"""

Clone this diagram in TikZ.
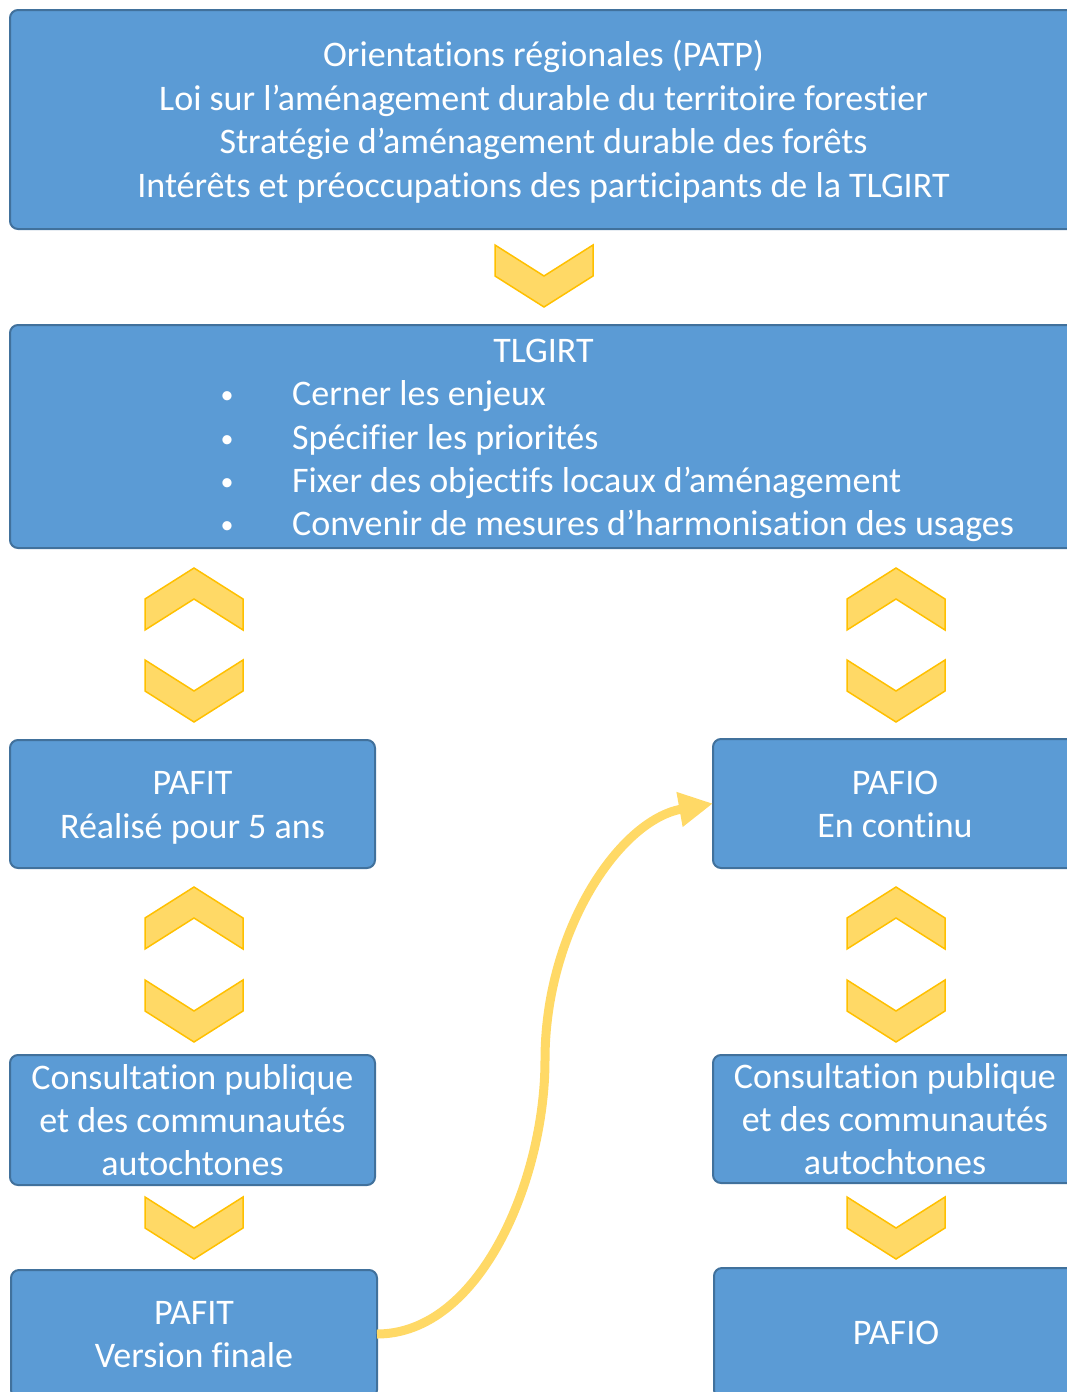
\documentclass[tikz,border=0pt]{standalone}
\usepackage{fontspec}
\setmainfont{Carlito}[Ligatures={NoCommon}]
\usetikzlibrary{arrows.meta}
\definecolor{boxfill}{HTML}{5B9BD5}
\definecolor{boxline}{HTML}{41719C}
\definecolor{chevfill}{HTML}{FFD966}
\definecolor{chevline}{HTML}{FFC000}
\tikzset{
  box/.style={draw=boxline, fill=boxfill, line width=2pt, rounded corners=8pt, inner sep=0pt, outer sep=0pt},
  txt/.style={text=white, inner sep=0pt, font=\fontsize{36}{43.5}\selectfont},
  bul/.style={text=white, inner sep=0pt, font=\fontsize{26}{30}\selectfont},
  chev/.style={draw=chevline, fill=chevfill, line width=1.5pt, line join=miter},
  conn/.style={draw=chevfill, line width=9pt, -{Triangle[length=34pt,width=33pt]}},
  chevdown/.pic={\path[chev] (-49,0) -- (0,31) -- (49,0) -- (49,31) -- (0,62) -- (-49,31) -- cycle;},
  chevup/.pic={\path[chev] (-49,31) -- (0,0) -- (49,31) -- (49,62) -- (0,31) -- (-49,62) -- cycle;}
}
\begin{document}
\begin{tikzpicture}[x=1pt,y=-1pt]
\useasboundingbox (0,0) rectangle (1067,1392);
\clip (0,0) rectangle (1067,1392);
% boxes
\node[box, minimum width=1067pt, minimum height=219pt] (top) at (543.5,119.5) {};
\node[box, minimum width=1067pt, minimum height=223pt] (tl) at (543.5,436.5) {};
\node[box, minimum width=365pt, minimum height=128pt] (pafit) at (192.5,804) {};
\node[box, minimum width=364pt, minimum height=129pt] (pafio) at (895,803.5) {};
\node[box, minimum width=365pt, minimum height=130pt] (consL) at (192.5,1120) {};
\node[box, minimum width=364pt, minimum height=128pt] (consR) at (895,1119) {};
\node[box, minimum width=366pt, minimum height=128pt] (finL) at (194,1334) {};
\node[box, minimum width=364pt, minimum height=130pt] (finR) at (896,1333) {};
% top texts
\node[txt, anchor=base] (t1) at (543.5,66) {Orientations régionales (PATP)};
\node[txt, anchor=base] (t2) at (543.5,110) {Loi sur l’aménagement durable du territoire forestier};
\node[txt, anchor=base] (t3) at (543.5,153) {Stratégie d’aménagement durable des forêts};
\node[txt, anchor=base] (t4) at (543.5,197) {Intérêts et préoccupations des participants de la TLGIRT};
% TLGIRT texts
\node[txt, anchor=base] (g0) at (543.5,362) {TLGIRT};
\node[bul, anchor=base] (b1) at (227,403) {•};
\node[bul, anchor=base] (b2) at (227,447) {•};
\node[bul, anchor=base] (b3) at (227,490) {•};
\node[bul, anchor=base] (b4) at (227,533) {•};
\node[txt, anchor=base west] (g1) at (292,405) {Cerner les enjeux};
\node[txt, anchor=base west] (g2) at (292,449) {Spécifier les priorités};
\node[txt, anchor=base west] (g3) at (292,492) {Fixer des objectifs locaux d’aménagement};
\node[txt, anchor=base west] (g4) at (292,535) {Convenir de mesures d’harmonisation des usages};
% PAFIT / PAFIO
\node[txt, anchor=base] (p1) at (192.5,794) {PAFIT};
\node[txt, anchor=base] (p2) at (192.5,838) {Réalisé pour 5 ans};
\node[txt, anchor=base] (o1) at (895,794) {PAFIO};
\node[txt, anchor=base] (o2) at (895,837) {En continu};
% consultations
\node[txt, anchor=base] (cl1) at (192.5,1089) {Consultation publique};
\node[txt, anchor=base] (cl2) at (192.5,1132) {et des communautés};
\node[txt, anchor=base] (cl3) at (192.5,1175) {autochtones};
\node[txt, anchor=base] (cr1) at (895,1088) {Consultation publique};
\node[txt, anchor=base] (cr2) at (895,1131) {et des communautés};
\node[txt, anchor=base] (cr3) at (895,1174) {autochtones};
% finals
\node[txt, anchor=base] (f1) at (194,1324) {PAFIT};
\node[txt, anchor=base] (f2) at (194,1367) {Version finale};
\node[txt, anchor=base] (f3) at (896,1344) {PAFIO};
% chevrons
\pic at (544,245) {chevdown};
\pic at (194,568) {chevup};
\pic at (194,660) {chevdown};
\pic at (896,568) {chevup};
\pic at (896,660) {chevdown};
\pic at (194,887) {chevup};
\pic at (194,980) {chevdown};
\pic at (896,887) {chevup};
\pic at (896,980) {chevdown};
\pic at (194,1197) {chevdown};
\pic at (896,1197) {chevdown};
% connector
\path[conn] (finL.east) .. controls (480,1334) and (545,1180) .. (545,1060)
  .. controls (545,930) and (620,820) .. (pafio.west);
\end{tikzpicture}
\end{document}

"""

THE REQUEST – Without the pictures, output the full listing exactly as it stands.

TASK RESULT –
Clone this diagram in TikZ.
\documentclass[tikz,border=0pt]{standalone}
\usepackage{fontspec}
\setmainfont{Carlito}[Ligatures={NoCommon}]
\usetikzlibrary{arrows.meta}
\definecolor{boxfill}{HTML}{5B9BD5}
\definecolor{boxline}{HTML}{41719C}
\definecolor{chevfill}{HTML}{FFD966}
\definecolor{chevline}{HTML}{FFC000}
\tikzset{
  box/.style={draw=boxline, fill=boxfill, line width=2pt, rounded corners=8pt, inner sep=0pt, outer sep=0pt},
  txt/.style={text=white, inner sep=0pt, font=\fontsize{36}{43.5}\selectfont},
  bul/.style={text=white, inner sep=0pt, font=\fontsize{26}{30}\selectfont},
  chev/.style={draw=chevline, fill=chevfill, line width=1.5pt, line join=miter},
  conn/.style={draw=chevfill, line width=9pt, -{Triangle[length=34pt,width=33pt]}},
  chevdown/.pic={\path[chev] (-49,0) -- (0,31) -- (49,0) -- (49,31) -- (0,62) -- (-49,31) -- cycle;},
  chevup/.pic={\path[chev] (-49,31) -- (0,0) -- (49,31) -- (49,62) -- (0,31) -- (-49,62) -- cycle;}
}
\begin{document}
\begin{tikzpicture}[x=1pt,y=-1pt]
\useasboundingbox (0,0) rectangle (1067,1392);
\clip (0,0) rectangle (1067,1392);
% boxes
\node[box, minimum width=1067pt, minimum height=219pt] (top) at (543.5,119.5) {};
\node[box, minimum width=1067pt, minimum height=223pt] (tl) at (543.5,436.5) {};
\node[box, minimum width=365pt, minimum height=128pt] (pafit) at (192.5,804) {};
\node[box, minimum width=364pt, minimum height=129pt] (pafio) at (895,803.5) {};
\node[box, minimum width=365pt, minimum height=130pt] (consL) at (192.5,1120) {};
\node[box, minimum width=364pt, minimum height=128pt] (consR) at (895,1119) {};
\node[box, minimum width=366pt, minimum height=128pt] (finL) at (194,1334) {};
\node[box, minimum width=364pt, minimum height=130pt] (finR) at (896,1333) {};
% top texts
\node[txt, anchor=base] (t1) at (543.5,66) {Orientations régionales (PATP)};
\node[txt, anchor=base] (t2) at (543.5,110) {Loi sur l’aménagement durable du territoire forestier};
\node[txt, anchor=base] (t3) at (543.5,153) {Stratégie d’aménagement durable des forêts};
\node[txt, anchor=base] (t4) at (543.5,197) {Intérêts et préoccupations des participants de la TLGIRT};
% TLGIRT texts
\node[txt, anchor=base] (g0) at (543.5,362) {TLGIRT};
\node[bul, anchor=base] (b1) at (227,403) {•};
\node[bul, anchor=base] (b2) at (227,447) {•};
\node[bul, anchor=base] (b3) at (227,490) {•};
\node[bul, anchor=base] (b4) at (227,533) {•};
\node[txt, anchor=base west] (g1) at (292,405) {Cerner les enjeux};
\node[txt, anchor=base west] (g2) at (292,449) {Spécifier les priorités};
\node[txt, anchor=base west] (g3) at (292,492) {Fixer des objectifs locaux d’aménagement};
\node[txt, anchor=base west] (g4) at (292,535) {Convenir de mesures d’harmonisation des usages};
% PAFIT / PAFIO
\node[txt, anchor=base] (p1) at (192.5,794) {PAFIT};
\node[txt, anchor=base] (p2) at (192.5,838) {Réalisé pour 5 ans};
\node[txt, anchor=base] (o1) at (895,794) {PAFIO};
\node[txt, anchor=base] (o2) at (895,837) {En continu};
% consultations
\node[txt, anchor=base] (cl1) at (192.5,1089) {Consultation publique};
\node[txt, anchor=base] (cl2) at (192.5,1132) {et des communautés};
\node[txt, anchor=base] (cl3) at (192.5,1175) {autochtones};
\node[txt, anchor=base] (cr1) at (895,1088) {Consultation publique};
\node[txt, anchor=base] (cr2) at (895,1131) {et des communautés};
\node[txt, anchor=base] (cr3) at (895,1174) {autochtones};
% finals
\node[txt, anchor=base] (f1) at (194,1324) {PAFIT};
\node[txt, anchor=base] (f2) at (194,1367) {Version finale};
\node[txt, anchor=base] (f3) at (896,1344) {PAFIO};
% chevrons
\pic at (544,245) {chevdown};
\pic at (194,568) {chevup};
\pic at (194,660) {chevdown};
\pic at (896,568) {chevup};
\pic at (896,660) {chevdown};
\pic at (194,887) {chevup};
\pic at (194,980) {chevdown};
\pic at (896,887) {chevup};
\pic at (896,980) {chevdown};
\pic at (194,1197) {chevdown};
\pic at (896,1197) {chevdown};
% connector
\path[conn] (finL.east) .. controls (480,1334) and (545,1180) .. (545,1060)
  .. controls (545,930) and (620,820) .. (pafio.west);
\end{tikzpicture}
\end{document}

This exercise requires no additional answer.